In the simulation, we are trying to examine the performance of the proposed method with different situation. As shown in Figure 6, the number of users and mobile edge is fixed, and with the increase of computation of mobile edge, the latency of tasks are decreased. As shown in Figure 6, the DDPG algorithm is significantly better than the local computation and server computation mode, and the DDPG is also better than the DQN since the action space of the DQN algorithm is discrete values. when the server computation capacity improves, the average task latency of offload method decreases except for the terminal local computation, and the local computation is limited by bandwidth and the computation capacity of the terminal’s processor.
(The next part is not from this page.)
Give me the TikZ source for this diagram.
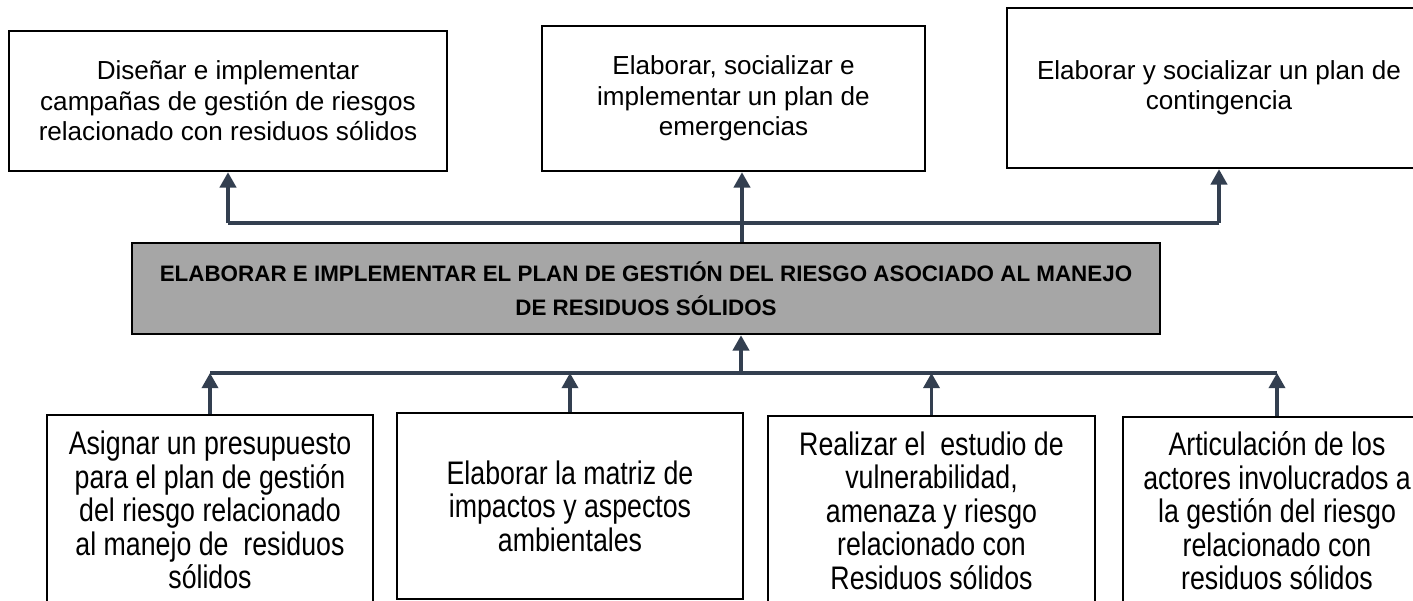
\documentclass[tikz,border=0pt]{standalone}
\usepackage{fontspec}
\setmainfont{Liberation Sans}
\newfontfamily\narrowsf[FakeStretch=0.82]{Liberation Sans}
\usetikzlibrary{arrows.meta}
\definecolor{linkgray}{RGB}{51,63,80}
\definecolor{titlefill}{RGB}{166,166,166}

\begin{document}
\begin{tikzpicture}[x=0.46pt, y=-0.46pt,
  every node/.style={draw, line width=1.2pt, inner sep=2pt, align=center},
  topbox/.style={font=\fontsize{12}{14}\selectfont},
  lowbox/.style={font=\narrowsf\fontsize{15}{15.4}\selectfont},
  titlebox/.style={fill=titlefill, font=\bfseries\fontsize{10.3}{15.6}\selectfont},
  link/.style={draw=linkgray, line width=1.4pt},
  arr/.style={link, -{Triangle[length=7pt, width=7.5pt]}}]
  \useasboundingbox (0,0) rectangle (1413,601);
  \node[topbox, minimum width=201.5pt, minimum height=64.4pt] (A) at (228, 101) {Diseñar e implementar\\campañas de gestión de riesgos\\relacionado con residuos sólidos};
  \node[topbox, minimum width=176.2pt, minimum height=66.7pt] (B) at (733.5, 98.5) {Elaborar, socializar e\\implementar un plan de\\emergencias};
  \node[topbox, minimum width=195pt, minimum height=73.6pt] (C) at (1219, 88) {Elaborar y socializar un plan de\\contingencia};
  \node[titlebox, minimum width=472.9pt, minimum height=41.9pt] (M) at (646, 288.5) {ELABORAR E IMPLEMENTAR EL PLAN DE GESTIÓN DEL RIESGO ASOCIADO AL MANEJO\\DE RESIDUOS SÓLIDOS};
  \node[lowbox, minimum width=150pt, minimum height=87.4pt] (D) at (210, 510) {Asignar un presupuesto\\para el plan de gestión\\del riesgo relacionado\\al manejo de~ residuos\\sólidos};
  \node[lowbox, minimum width=159.2pt, minimum height=85.6pt] (E) at (570, 506) {Elaborar la matriz de\\impactos y aspectos\\ambientales};
  \node[lowbox, minimum width=150.4pt, minimum height=86.9pt] (F) at (931.5, 510.5) {Realizar el~ estudio de\\vulnerabilidad,\\amenaza y riesgo\\relacionado con\\Residuos sólidos};
  \node[lowbox, minimum width=141.7pt, minimum height=86.5pt] (G) at (1277, 511) {Articulación de los\\actores involucrados a\\la gestión del riesgo\\relacionado con\\residuos sólidos};
  \coordinate (tbus) at (742, 223);
  \coordinate (bbus) at (741, 373);
  \draw[link] (A.south |- tbus) -- (C.south |- tbus);
  \draw[arr] (A.south |- tbus) -- (A.south);
  \draw[arr] (M.north -| tbus) -- (B.south -| tbus);
  \draw[arr] (C.south |- tbus) -- (C.south);
  \draw[link] (D.north |- bbus) -- (G.north |- bbus);
  \draw[arr] (bbus) -- (M.south -| bbus);
  \draw[arr] (D.north) -- (D.north |- bbus);
  \draw[arr] (E.north) -- (E.north |- bbus);
  \draw[arr] (F.north) -- (F.north |- bbus);
  \draw[arr] (G.north) -- (G.north |- bbus);
\end{tikzpicture}
\end{document}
Then, the relationship between the number of servers and the task latency expectation is given in Figure 7, the capacity of edge servers and the number of users (i.e. the computation tasks) are fixed, with the increase of the number of edge servers, the individual task latency expectation is gradually decreasing, limited by the bandwidth between servers. From the figure we can see that with the increase of servers count to 8, it is not obvious to increase to improve the effect. The effect of the number of mobile terminals on the expected task delay is shown as Figure 8. We observe that the DDPG-based algorithm outperforms better the rest of the algorithms, and the expected task delay experiences a rapid surge with the growing number of mobile terminals. In the context of mobile edge computing, the growing number of mobile terminals results in a corresponding rise in task offloading requests during each time slot, consequently amplifying the computational burden on the edge server.
Figure 9 shows the task success rate for each algorithm. It is evident that the DDPG-based task offloading decision mechanism outperforms other mechanisms when considering the same task queue, followed by the probability of completing the task within the specified time frame for DQN and edge server offloading computation, and the local computing scheme without task computation offloading has difficulty in meeting the computation time frame requirements of the application. The reason for this result is that the action space of DDPG is continuous. Therefore, the action granularity of computation offloading is more delicate and precise than that of the DQN-based computation offloading mechanism. The computation offloading method in which the tasks are all executed on the edge server will waste the computation resources of the end device and the cloud server, so although the edge server computation offloading method can better meet the requirements of the device application, the service effect is still inferior to the two methods based on DRL. End devices with weak processors will have difficulty in meeting the computationally intensive tasks in the task queue without using compute offloading services.
Conclusion
This paper utilizes reinforcement learning to address the offloading decision issue concerning mobile VR in edge computing. First, The latency model of mobile VR services in 5G edge computing network are formulated in order to adapt the reinforcement learning model. Then, a DDPG-based offloading algorithm is designed for improving the efficiency of edge resource. Finally, Plenty simulations are conducted to verify that the proposed DDPG-based resource offloading algoirthm can improve the performance of edge computing offloading service.